Golfers have come up with plenty of excuses for poor play over the years, but China can now be credited with helping them find another: air pollution.
This was the reason given by Rory McIlroy after a round in Shanghai late last month. “I started to get a bit of a headache on the back nine. Obviously from the factories and stuff around here, and not breathing the cleanest air,” the world number one complained.
McIlroy was playing at the Lake Malaren Golf Club, a course surrounded by “pollution spewing factories”, the South China Morning Post suggested. And his opening day headache may even have cost the 23 year-old the BMW Masters. He went on to take second place in the tournament, losing out to Sweden’s Peter Hanson by a single shot.
Pollution doesn’t seem to put McIlroy off from playing fairly frequently in China. In October last year we reported on his participation in the Shui On Land China Golf Challenge, which saw him tee off in seven Chinese cities in the space of a week (see WiC126). And immediately after the BMW Masters last month he flew to Zhengzhou to play in another event.
The air quality can’t have been a problem this time around, as McIlroy narrowly defeated world number two Tiger Woods in a head-to-head battle.
The exhibition event was dubbed the ‘Duel at Jinsha Lake’, with the two players receiving an estimated $2 million for playing 18 holes of golf.
It was Woods first visit to Zhengzhou, which has just three courses for a city population of 8 million (by comparison, Beijing now has around 60 courses). Both players tried to create some drama by staring each other down like boxers on the opening tee. And in spite of the match being played on a Monday, an enthusiastic crowd turned up to see the two golfing heavyweights. One member of the Jinsha Lake Club told the China Daily: “When I first heard of the event I thought they were kidding me. I felt like I was dreaming when I saw them strolling out at the opening ceremony this morning and it turned out to be reality.”
For many of those present, it was evidently their first time at a golf event. Royal and Ancient niceties were not high on the agenda, with the crowd in an excitable mood. The fun started pre-match, as Woods and McIlroy warmed up on the driving range. An almost incredulous sports reporter from the South China Post noted that “the scenes were off the scale” as “hysterical fans broke through security, invaded the driving range and helped themselves to balls”.
The organisers will have mixed feelings about such a show of what McIlroy later politely termed as “enthusiasm”. The event – which featured Rolls-Royces, helicopters and even a Russian model parading on the 12th tee – was designed to lure Zhengzhou’s big spenders, who associate golf with wealth and refinement. There is a luxury villa development next to the course, and organisers would have been hoping to flog a few of them to richer attendees (WiC reckons the golf ball stealers probably need not apply).

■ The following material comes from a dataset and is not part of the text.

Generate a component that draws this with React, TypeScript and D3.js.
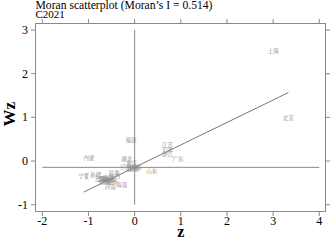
import React from "react";
import * as d3 from "d3";

const provinces = ["北京","天津","河北","山西","内蒙","辽宁","吉林","黑龙江","上海","江苏","浙江","安徽","福建","江西","山东","河南","湖北","湖南","广东","广西","海南","重庆","四川","贵州","云南","西藏","陕西","甘肃","青海","宁夏","新疆"];
const zValues = [3.33,0.70,-0.58,-0.66,-0.99,-0.20,-0.69,-0.60,3.00,0.71,0.72,-0.02,-0.08,-0.04,0.37,-0.53,-0.17,0.03,0.94,-0.53,-0.28,-0.06,-0.08,-0.49,-0.75,-0.64,-0.43,-0.45,-0.58,-1.10,-0.84];
const wzValues = [0.99,0.25,-0.43,-0.46,0.08,-0.14,-0.41,-0.41,2.52,0.37,0.15,-0.16,0.48,-0.18,-0.23,-0.59,0.04,-0.14,0.04,-0.46,-0.54,-0.05,-0.16,-0.48,-0.42,-0.48,-0.34,-0.27,-0.39,-0.34,-0.31];
const xTicks = [-2,-1,0,1,2,3,4];
const yTicks = [-1,0,1,2,3];
const moranI = 0.514;
const meanWz = -0.145;
const titleText = "Moran scatterplot (Moran’s I = 0.514)";
const subtitleText = "C2021";

const W = 332, H = 240;
const frame = { left: 35.5, right: 325.5, top: 23.5, bottom: 211.5 };
const x = d3.scaleLinear().domain([-2, 4]).range([42.3, 319.3]);
const y = d3.scaleLinear().domain([-1, 3]).range([204.7, 30]);

export default function App() {
  const zMin = d3.min(zValues) as number;
  const zMax = d3.max(zValues) as number;
  const fitLine = d3.line<number>().x(v => x(v)).y(v => y(meanWz + moranI * v));
  const gray = "#8a8a8a";
  const serif = "'Liberation Serif', 'Times New Roman', serif";
  return (
    <svg width={W} height={H} style={{ position: "absolute", left: 0, top: 0, background: "#fff" }}>
      <rect x={0} y={0} width={W} height={H} fill="#fff" />
      <text x={35.5} y={9} fontFamily={serif} fontSize={11.5} fill="#000" textLength={177} lengthAdjust="spacingAndGlyphs">{titleText}</text>
      <text x={35.5} y={17.5} fontFamily={serif} fontSize={11} fill="#000">{subtitleText}</text>
      <rect x={frame.left} y={frame.top} width={frame.right - frame.left} height={frame.bottom - frame.top} fill="none" stroke={gray} strokeWidth={1} />
      {xTicks.map(t => (
        <g key={"x" + t}>
          <line x1={x(t)} x2={x(t)} y1={frame.bottom} y2={frame.bottom + 4.5} stroke={gray} />
          <line x1={x(t)} x2={x(t)} y1={frame.top} y2={frame.top - 4.5} stroke={gray} />
          <text x={x(t)} y={225} textAnchor="middle" fontFamily={serif} fontSize={12} fill="#000">{t}</text>
        </g>
      ))}
      {yTicks.map(t => (
        <g key={"y" + t}>
          <line x1={frame.left} x2={frame.left - 4.5} y1={y(t)} y2={y(t)} stroke={gray} />
          <line x1={frame.right} x2={frame.right + 4.5} y1={y(t)} y2={y(t)} stroke={gray} />
          <text x={28} y={y(t) + 4} textAnchor="end" fontFamily={serif} fontSize={12} fill="#000">{t}</text>
        </g>
      ))}
      <text x={x(1)} y={236.5} textAnchor="middle" fontFamily={serif} fontSize={16} fontWeight="bold" fill="#000">z</text>
      <text transform={`translate(14.5,${y(1) - 3}) rotate(-90)`} textAnchor="middle" fontFamily={serif} fontSize={17} fontWeight="bold" fill="#000">Wz</text>
      <line x1={x(-2)} x2={x(4)} y1={y(meanWz)} y2={y(meanWz)} stroke={gray} strokeWidth={1} />
      <line x1={x(0)} x2={x(0)} y1={y(3)} y2={y(-1)} stroke={gray} strokeWidth={1} />
      <path d={fitLine([zMin, zMax]) || ""} stroke="#777" strokeWidth={1} fill="none" />
      {provinces.map((p, i) => (
        <text key={p} x={x(zValues[i])} y={y(wzValues[i]) + 2} textAnchor="middle" fontFamily="'Noto Serif CJK SC', 'Noto Sans CJK SC', serif" fontSize={5.5} fill="#8a8a8a">{p}</text>
      ))}
    </svg>
  );
}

The fact that the world’s two top-ranked players were in Henan at all was an indication of how golf’s centre of gravity is being pulled towards China. In fact, taken as a whole, the past fortnight has offered Chinese fans a feast on the fairways. Aside from the Duel in Zhengzhou and the BMW Masters in Shanghai, a third major event was also being held on Chinese soil: the WGC-HSBC Champions. The tournament – now gaining status as the fifth ‘major’ –was held this year at the world’s biggest golfing complex, Mission Hills in Dongguan, about an hour from Hong Kong.
This year’s field included the likes of Phil Mickelson, Luke Donald and Lee Westwood, and was won by Ryder Cup hero Ian Poulter (a fitting reward perhaps for playing in every HSBC Champions tournament in its eight year history).
Next year the event is likely to prove more competitive still, with more of the top American players likely to play, after the announcement that it has joined the US PGA’s FedExCup schedule. And in a nod to the game’s growing influence in China, HSBC has extended its sponsorship till 2015, upping the tournament purse to $8.5 million.
“When we first came to China in 2005, our ambition was to create a world class international golf tournament in an emerging market,” commented Giles Morgan, HSBC’s head of sponsorship.
“Eight years on and the HSBC Champions, complete with full FedExCup points and an increased prize fund, is up there with the very best, and today’s announcement represents a major step forward for golf in China.”